### WORK TO DO
Copy out, from the entries below, each line holding the string "chart".

### SOURCE RECORDS
----------------
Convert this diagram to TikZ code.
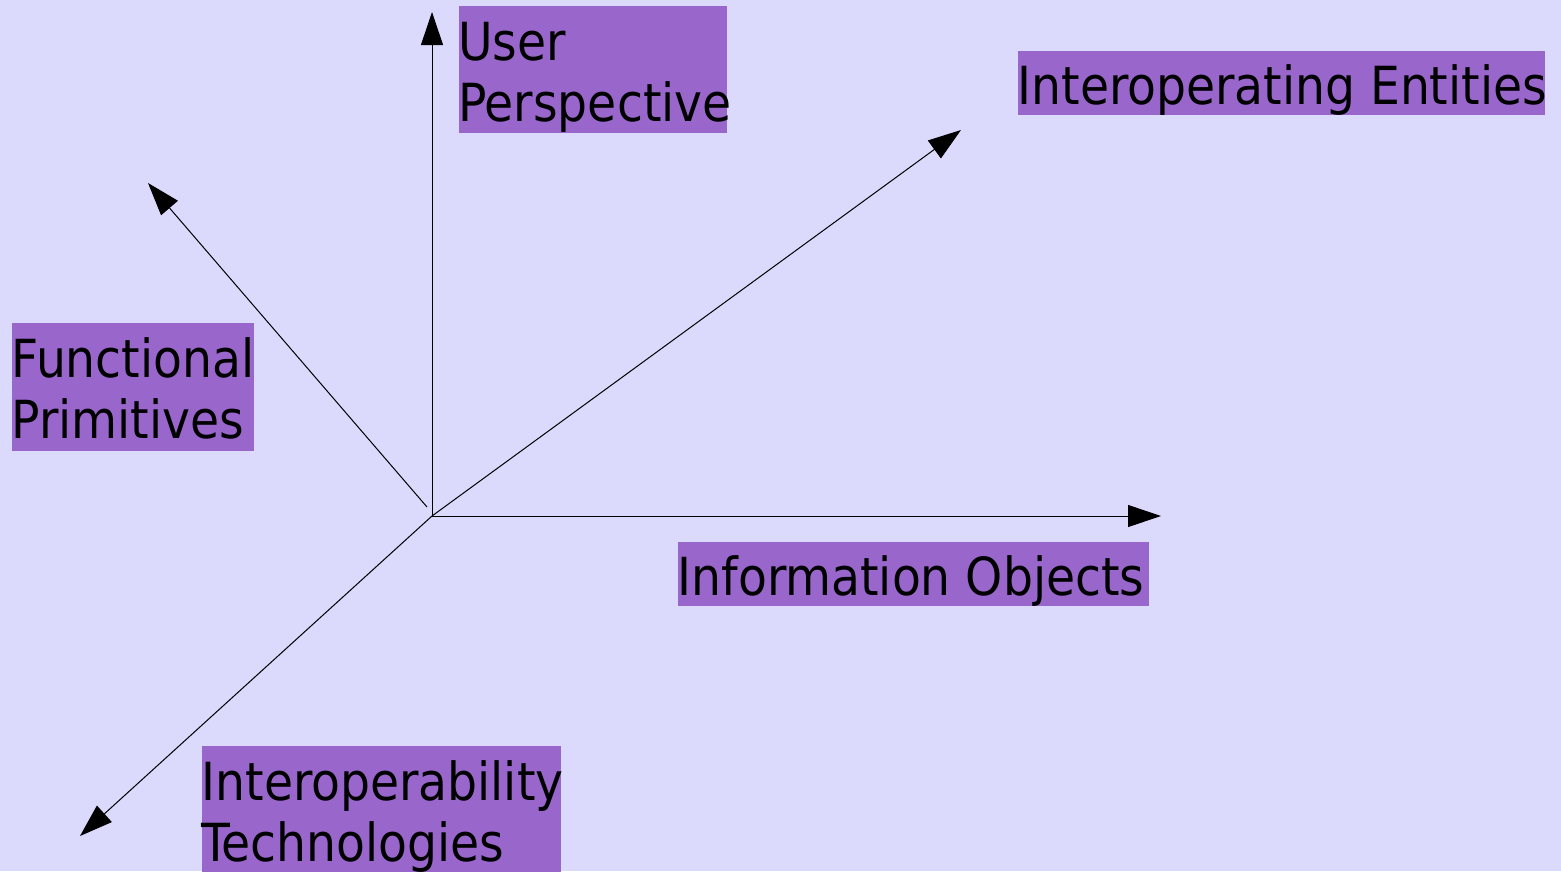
----------------
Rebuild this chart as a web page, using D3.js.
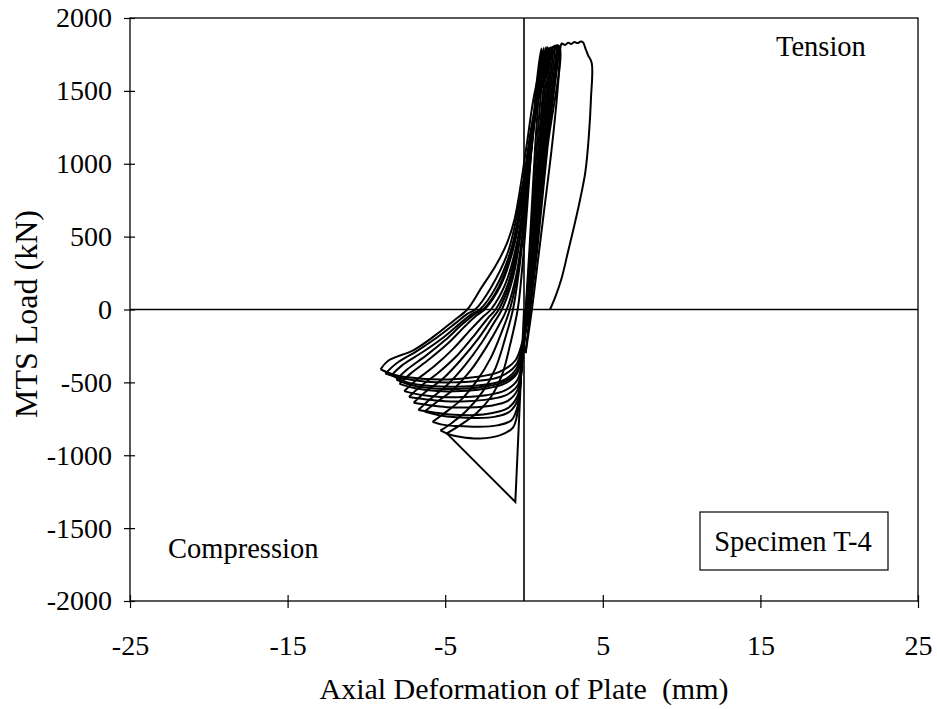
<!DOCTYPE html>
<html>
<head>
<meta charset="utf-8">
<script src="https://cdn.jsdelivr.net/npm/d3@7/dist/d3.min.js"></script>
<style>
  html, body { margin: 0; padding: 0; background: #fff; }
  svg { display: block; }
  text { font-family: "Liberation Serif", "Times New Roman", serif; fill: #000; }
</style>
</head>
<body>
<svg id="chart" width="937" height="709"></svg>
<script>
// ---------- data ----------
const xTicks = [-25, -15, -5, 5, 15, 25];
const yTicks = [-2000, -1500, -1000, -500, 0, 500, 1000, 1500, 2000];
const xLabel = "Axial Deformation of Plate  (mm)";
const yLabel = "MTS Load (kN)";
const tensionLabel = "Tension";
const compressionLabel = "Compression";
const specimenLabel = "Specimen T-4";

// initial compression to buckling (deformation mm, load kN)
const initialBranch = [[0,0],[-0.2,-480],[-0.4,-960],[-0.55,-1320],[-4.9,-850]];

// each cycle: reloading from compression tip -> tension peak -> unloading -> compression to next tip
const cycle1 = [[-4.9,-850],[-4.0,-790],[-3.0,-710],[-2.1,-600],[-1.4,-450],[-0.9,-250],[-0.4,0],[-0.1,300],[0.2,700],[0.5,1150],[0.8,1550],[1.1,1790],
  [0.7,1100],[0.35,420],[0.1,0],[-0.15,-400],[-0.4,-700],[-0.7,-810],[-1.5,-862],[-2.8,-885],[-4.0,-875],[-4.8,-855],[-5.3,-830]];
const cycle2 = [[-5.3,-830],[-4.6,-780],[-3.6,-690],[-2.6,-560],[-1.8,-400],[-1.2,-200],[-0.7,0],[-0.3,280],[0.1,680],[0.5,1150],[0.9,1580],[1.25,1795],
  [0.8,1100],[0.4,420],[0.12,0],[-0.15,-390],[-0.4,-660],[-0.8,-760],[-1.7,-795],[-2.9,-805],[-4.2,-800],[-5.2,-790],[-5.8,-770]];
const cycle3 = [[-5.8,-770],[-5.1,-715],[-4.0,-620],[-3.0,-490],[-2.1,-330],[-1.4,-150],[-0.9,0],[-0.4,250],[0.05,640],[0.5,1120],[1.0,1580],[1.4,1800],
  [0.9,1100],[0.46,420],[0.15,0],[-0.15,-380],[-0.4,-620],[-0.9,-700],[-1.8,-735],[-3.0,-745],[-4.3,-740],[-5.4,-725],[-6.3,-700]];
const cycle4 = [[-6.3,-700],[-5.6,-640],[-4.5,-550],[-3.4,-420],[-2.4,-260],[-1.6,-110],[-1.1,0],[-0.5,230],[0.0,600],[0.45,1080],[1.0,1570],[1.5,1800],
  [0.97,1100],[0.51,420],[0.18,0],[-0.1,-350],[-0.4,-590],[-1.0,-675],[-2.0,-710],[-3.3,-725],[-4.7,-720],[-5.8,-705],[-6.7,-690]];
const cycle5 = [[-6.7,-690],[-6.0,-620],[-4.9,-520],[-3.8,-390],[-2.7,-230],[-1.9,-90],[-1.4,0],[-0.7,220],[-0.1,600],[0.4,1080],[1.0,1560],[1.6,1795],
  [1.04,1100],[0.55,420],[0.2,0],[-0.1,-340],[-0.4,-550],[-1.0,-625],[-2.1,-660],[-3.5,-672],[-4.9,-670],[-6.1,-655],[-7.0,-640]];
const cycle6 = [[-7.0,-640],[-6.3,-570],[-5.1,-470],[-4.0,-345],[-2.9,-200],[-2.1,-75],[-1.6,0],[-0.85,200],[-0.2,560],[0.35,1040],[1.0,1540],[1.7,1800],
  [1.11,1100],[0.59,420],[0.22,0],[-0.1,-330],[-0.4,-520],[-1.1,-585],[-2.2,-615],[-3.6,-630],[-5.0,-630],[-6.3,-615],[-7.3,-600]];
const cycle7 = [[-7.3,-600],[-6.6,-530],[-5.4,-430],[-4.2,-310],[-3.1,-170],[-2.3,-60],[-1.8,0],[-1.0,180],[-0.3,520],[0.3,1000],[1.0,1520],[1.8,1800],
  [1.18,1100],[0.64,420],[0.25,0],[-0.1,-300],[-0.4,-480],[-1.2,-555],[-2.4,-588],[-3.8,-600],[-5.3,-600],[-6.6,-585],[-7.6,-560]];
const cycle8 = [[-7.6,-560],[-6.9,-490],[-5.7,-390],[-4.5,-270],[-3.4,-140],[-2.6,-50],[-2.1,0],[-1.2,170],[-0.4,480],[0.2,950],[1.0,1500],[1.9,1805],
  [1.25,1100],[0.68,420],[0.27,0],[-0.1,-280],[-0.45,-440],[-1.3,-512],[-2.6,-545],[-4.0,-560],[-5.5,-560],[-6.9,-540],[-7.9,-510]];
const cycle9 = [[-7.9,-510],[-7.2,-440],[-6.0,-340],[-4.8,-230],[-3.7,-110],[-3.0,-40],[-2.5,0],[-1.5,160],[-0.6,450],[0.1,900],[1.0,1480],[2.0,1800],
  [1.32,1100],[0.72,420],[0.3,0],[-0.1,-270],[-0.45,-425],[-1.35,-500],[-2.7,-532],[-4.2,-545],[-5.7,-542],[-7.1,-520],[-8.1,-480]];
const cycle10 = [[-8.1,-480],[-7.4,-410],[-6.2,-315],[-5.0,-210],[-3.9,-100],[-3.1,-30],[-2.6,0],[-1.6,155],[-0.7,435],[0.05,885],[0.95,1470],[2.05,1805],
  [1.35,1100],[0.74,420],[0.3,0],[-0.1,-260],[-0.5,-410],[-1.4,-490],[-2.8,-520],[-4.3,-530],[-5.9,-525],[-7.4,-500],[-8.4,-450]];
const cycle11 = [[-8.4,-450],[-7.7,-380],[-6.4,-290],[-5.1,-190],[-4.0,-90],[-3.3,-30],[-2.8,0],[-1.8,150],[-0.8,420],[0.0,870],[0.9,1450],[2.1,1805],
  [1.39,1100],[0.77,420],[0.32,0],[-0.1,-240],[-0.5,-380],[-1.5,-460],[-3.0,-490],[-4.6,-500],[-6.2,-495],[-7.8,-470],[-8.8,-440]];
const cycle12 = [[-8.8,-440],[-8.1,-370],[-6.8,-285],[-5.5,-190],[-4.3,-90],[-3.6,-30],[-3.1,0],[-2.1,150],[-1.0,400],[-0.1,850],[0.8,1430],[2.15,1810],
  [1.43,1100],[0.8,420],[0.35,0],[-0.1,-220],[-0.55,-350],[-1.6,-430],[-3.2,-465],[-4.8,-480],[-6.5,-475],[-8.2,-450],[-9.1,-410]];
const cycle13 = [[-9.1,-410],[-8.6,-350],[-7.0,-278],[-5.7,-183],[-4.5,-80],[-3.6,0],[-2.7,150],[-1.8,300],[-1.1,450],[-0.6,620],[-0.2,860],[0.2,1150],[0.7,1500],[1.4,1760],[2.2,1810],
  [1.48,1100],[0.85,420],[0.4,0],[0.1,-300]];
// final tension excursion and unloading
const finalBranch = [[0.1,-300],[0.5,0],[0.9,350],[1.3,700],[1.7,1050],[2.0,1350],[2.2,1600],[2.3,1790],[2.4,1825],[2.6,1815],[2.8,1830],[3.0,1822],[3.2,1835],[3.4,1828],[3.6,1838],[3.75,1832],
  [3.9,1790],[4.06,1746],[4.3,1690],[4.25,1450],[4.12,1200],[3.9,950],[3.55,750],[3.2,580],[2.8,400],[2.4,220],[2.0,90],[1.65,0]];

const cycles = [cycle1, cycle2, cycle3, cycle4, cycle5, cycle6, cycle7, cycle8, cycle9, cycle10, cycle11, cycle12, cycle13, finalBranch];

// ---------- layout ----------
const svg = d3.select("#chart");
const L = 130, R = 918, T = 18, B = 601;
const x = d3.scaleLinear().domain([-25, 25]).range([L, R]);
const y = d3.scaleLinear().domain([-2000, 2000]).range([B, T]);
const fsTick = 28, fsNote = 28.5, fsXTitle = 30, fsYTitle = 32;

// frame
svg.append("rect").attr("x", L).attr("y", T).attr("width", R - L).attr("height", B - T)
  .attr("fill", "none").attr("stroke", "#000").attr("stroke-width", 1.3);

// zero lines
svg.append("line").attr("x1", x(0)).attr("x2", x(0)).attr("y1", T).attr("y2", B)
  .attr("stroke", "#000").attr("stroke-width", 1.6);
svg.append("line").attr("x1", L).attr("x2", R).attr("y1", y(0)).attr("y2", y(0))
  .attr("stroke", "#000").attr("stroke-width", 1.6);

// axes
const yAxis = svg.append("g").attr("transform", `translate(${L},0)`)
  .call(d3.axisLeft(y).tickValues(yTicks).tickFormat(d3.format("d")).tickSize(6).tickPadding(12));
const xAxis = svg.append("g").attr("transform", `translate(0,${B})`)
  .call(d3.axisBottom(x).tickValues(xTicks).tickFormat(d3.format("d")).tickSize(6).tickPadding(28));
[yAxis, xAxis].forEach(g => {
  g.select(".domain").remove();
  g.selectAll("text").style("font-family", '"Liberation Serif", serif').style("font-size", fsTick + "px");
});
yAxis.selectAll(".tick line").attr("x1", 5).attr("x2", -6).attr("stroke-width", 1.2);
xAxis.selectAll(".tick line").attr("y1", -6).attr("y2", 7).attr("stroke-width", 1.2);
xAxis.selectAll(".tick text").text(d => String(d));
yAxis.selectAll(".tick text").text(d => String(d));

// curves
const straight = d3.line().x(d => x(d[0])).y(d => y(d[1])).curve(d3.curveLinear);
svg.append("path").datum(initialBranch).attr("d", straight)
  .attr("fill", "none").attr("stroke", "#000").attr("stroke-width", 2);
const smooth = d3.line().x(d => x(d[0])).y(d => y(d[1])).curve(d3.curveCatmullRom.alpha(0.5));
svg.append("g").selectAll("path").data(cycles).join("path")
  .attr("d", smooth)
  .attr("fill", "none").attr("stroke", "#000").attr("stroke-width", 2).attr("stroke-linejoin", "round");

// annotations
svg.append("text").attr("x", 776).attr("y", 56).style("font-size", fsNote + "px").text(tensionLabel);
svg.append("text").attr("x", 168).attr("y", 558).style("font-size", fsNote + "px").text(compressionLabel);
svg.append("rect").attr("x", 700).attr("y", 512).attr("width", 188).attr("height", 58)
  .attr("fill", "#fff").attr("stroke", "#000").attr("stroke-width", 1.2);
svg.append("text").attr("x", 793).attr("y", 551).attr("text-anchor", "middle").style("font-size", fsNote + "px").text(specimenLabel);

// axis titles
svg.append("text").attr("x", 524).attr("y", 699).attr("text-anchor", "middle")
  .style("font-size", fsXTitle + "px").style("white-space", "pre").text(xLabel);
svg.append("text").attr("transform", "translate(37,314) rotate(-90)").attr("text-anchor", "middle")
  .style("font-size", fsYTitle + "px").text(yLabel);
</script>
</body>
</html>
----------------
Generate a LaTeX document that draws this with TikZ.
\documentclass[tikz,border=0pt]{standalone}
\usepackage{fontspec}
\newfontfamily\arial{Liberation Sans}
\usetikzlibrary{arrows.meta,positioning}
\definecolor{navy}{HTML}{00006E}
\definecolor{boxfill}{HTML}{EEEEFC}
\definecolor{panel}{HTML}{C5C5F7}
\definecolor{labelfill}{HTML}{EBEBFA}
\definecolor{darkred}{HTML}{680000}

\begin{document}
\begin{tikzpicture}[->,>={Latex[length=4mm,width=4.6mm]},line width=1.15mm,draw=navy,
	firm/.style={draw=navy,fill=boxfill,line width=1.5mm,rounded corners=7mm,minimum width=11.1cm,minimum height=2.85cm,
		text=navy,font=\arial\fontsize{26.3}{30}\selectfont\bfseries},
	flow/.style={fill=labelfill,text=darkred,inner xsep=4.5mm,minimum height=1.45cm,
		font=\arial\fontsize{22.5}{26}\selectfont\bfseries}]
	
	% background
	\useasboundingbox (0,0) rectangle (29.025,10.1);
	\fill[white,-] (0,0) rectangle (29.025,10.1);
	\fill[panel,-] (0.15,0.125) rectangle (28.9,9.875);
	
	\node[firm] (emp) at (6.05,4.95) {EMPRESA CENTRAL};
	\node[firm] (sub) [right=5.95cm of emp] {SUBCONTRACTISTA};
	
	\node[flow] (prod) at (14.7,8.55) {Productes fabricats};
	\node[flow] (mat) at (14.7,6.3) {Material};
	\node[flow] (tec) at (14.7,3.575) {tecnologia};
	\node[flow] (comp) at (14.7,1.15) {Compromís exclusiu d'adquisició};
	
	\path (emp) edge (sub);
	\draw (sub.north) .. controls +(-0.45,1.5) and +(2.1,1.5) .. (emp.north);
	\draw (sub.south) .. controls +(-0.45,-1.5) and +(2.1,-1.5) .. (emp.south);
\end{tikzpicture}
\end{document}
----------------
### SOLUTION FOR THIS PROBLEM
Rebuild this chart as a web page, using D3.js.
<svg id="chart" width="937" height="709"></svg>
const svg = d3.select("#chart");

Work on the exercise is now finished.